Website graveyard

I think it’s important to create experiments and prototypes, and also to let them go.

To celebrate these, I’ve created a tiny catalog here of abandoned websites I’ve made.


Like many people, I really cut my teeth programming by building websites.

It was a blast. I remember working on these websites for so many hours during a day I would forget to eat. Or scheming up website features I could make and being so excited I couldn’t sleep.

The first series of websites I made were for Mortrag, a self-described nerd club. They were raw HTML/CSS static sites, hosted on Freewebs (yes), then Geocities (yes!), then Google Pages. They are so old that the Internet Archive doesn’t even have good scrapes of them.

I eventually bought a domain name and web hosting, which suddenly let us run server-side code. Having a bad taste in my mouth from trying to learn Java in middle school, and being terrified of this camel thing called Perl, I stumbled upon a language called PHP. I wrote code for months (years?) in Windows Notepad, not even knowing the concept of syntax highlighting. I am thankful it—the crumbling mountain of PHP—has been lost to the annals of time.

I had a brief stint with rekindling the Mortrag website, and spent a month or two learning Ruby on Rails with the aim of writing a new one from scratch.


The beginnings of a Ruby on Rails website.

Ruby on Rails blew my mind. It was so powerful. It made me realize just how much boilerplate I was writing in PHP.

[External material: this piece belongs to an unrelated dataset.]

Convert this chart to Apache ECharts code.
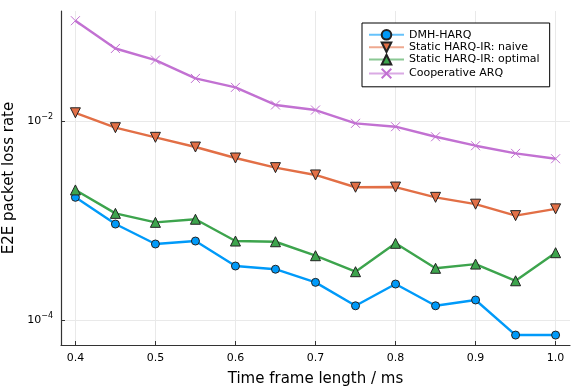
<!DOCTYPE html>
<html>
<head>
<meta charset="utf-8">
<script src="https://cdn.jsdelivr.net/npm/echarts@6/dist/echarts.min.js"></script>
<style>
  html, body { margin: 0; padding: 0; background: #fff; }
  #chart { width: 581px; height: 388px; }
</style>
</head>
<body>
<div id="chart"></div>
<script>
const frameLen = [0.4, 0.45, 0.5, 0.55, 0.6, 0.65, 0.7, 0.75, 0.8, 0.85, 0.9, 0.95, 1.0];

const dmhHarq = [0.00171, 0.000922, 0.000581, 0.000622, 0.000349, 0.000324, 0.000239,
    0.000139, 0.000230, 0.000139, 0.000159, 0.0000706, 0.0000706];
const staticNaive = [0.0121, 0.00857, 0.00686, 0.00548, 0.00425, 0.00340, 0.00287,
    0.00216, 0.00217, 0.00171, 0.00146, 0.00112, 0.00131];
const staticOptimal = [0.00203, 0.00118, 0.000959, 0.00103, 0.000622, 0.000612, 0.000443,
    0.000306, 0.000590, 0.000331, 0.000365, 0.000248, 0.000475];
const coopArq = [0.1019, 0.0536, 0.0410, 0.0268, 0.0218, 0.0145, 0.0129,
    0.00948, 0.00877, 0.00695, 0.00565, 0.00473, 0.00418];

const xTicks = [0.4, 0.5, 0.6, 0.7, 0.8, 0.9, 1.0];
const yTicks = [1e-4, 1e-2];

const names = ['DMH-HARQ', 'Static HARQ-IR: naive', 'Static HARQ-IR: optimal', 'Cooperative ARQ'];
const colors = ['#009af9', '#e26f46', '#3da44d', '#c271d2'];

const font = '"DejaVu Sans", sans-serif';
const crossPath = 'path://M0,0L10,10M10,0L0,10';

function toPairs(ys) {
    return frameLen.map((x, i) => [x, ys[i]]);
}

function makeSeries(idx, ys, symbol, size, extra) {
    return Object.assign({
        name: names[idx],
        type: 'line',
        data: toPairs(ys),
        symbol: symbol,
        symbolSize: size,
        showAllSymbol: true,
        lineStyle: { color: colors[idx], width: 2.4 },
        itemStyle: { color: colors[idx], borderColor: '#222', borderWidth: 1 },
        emphasis: { disabled: true },
        animation: false
    }, extra || {});
}

const chart = echarts.init(document.getElementById('chart'), null, { renderer: 'canvas' });

const option = {
    backgroundColor: '#fff',
    animation: false,
    grid: { left: 61, right: 11, top: 11, bottom: 43, outerBoundsMode: 'none', containLabel: false },
    legend: {
        left: 362,
        top: 23,
        orient: 'vertical',
        data: names,
        itemWidth: 35,
        itemHeight: 12,
        itemGap: 0.8,
        padding: [6, 10, 6, 6],
        borderColor: '#000',
        borderWidth: 1,
        borderRadius: 0,
        backgroundColor: '#fff',
        lineStyle: { opacity: 0.6 },
        textStyle: { fontFamily: font, fontSize: 11, color: '#000' }
    },
    xAxis: {
        type: 'value',
        min: 0.382,
        max: 1.018,
        name: 'Time frame length / ms',
        nameLocation: 'middle',
        nameGap: 27,
        nameTextStyle: { fontFamily: font, fontSize: 15, color: '#000' },
        axisLine: { show: true, onZero: false, lineStyle: { color: '#333', width: 1.2 } },
        axisTick: { show: true, inside: true, length: 4, customValues: xTicks, lineStyle: { color: '#333' } },
        axisLabel: {
            customValues: xTicks,
            fontFamily: font, fontSize: 11, color: '#000', margin: 8,
            formatter: v => v.toFixed(1)
        },
        splitLine: { show: true, lineStyle: { color: '#e9e9e9', width: 1 } }
    },
    yAxis: {
        type: 'log',
        min: 5.61e-5,
        max: 0.1276,
        name: 'E2E packet loss rate',
        nameLocation: 'middle',
        nameGap: 36,
        nameTextStyle: { fontFamily: font, fontSize: 15, color: '#000' },
        axisLine: { show: true, onZero: false, lineStyle: { color: '#333', width: 1.2 } },
        axisTick: { show: true, inside: true, length: 4, customValues: yTicks, lineStyle: { color: '#333' } },
        axisLabel: {
            customValues: yTicks,
            margin: 8,
            formatter: v => '{b|10}{s|\u2212' + Math.round(-Math.log10(v)) + '}',
            rich: {
                b: { fontFamily: font, fontSize: 11, color: '#000' },
                s: { fontFamily: font, fontSize: 8, color: '#000', verticalAlign: 'top', padding: [0, 0, 8, 0] }
            }
        },
        splitLine: { show: true, lineStyle: { color: '#e9e9e9', width: 1 } }
    },
    series: [
        makeSeries(0, dmhHarq, 'circle', 8),
        makeSeries(1, staticNaive, 'triangle', 10, { symbolRotate: 180 }),
        makeSeries(2, staticOptimal, 'triangle', 10),
        makeSeries(3, coopArq, crossPath, 9, {
            itemStyle: { color: 'none', borderColor: colors[3], borderWidth: 1 }
        })
    ]
};

chart.setOption(option);
</script>
</body>
</html>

But, alas, the time for making Mortrag websites had passed. I moved on.

My first personal website


My first personal website.

Coming off of the high of seeing how brilliant Ruby on Rails was compared to PHP, I wanted to try the new hotness: Node.js. But not just that: building on a library called Express, running the site on Heroku, writing posts in markdown, storing structured data with CSON (like JSON with Coffeescript), rendering with Jade (HTML templates), styling with Bootstrap and SASS—everything, everything!

It’s funny how much you realize in hindsight.

I hadn’t been familiar the concept of generating a static website, so I just assumed I needed to have a sever. Do my own route handling, that kind of thing.01 This added headaches and complexity.

Also, if there a few names from that technology list you don’t recognize, there’s the next lesson: relying on too much shiny new tech. This made debugging a pain.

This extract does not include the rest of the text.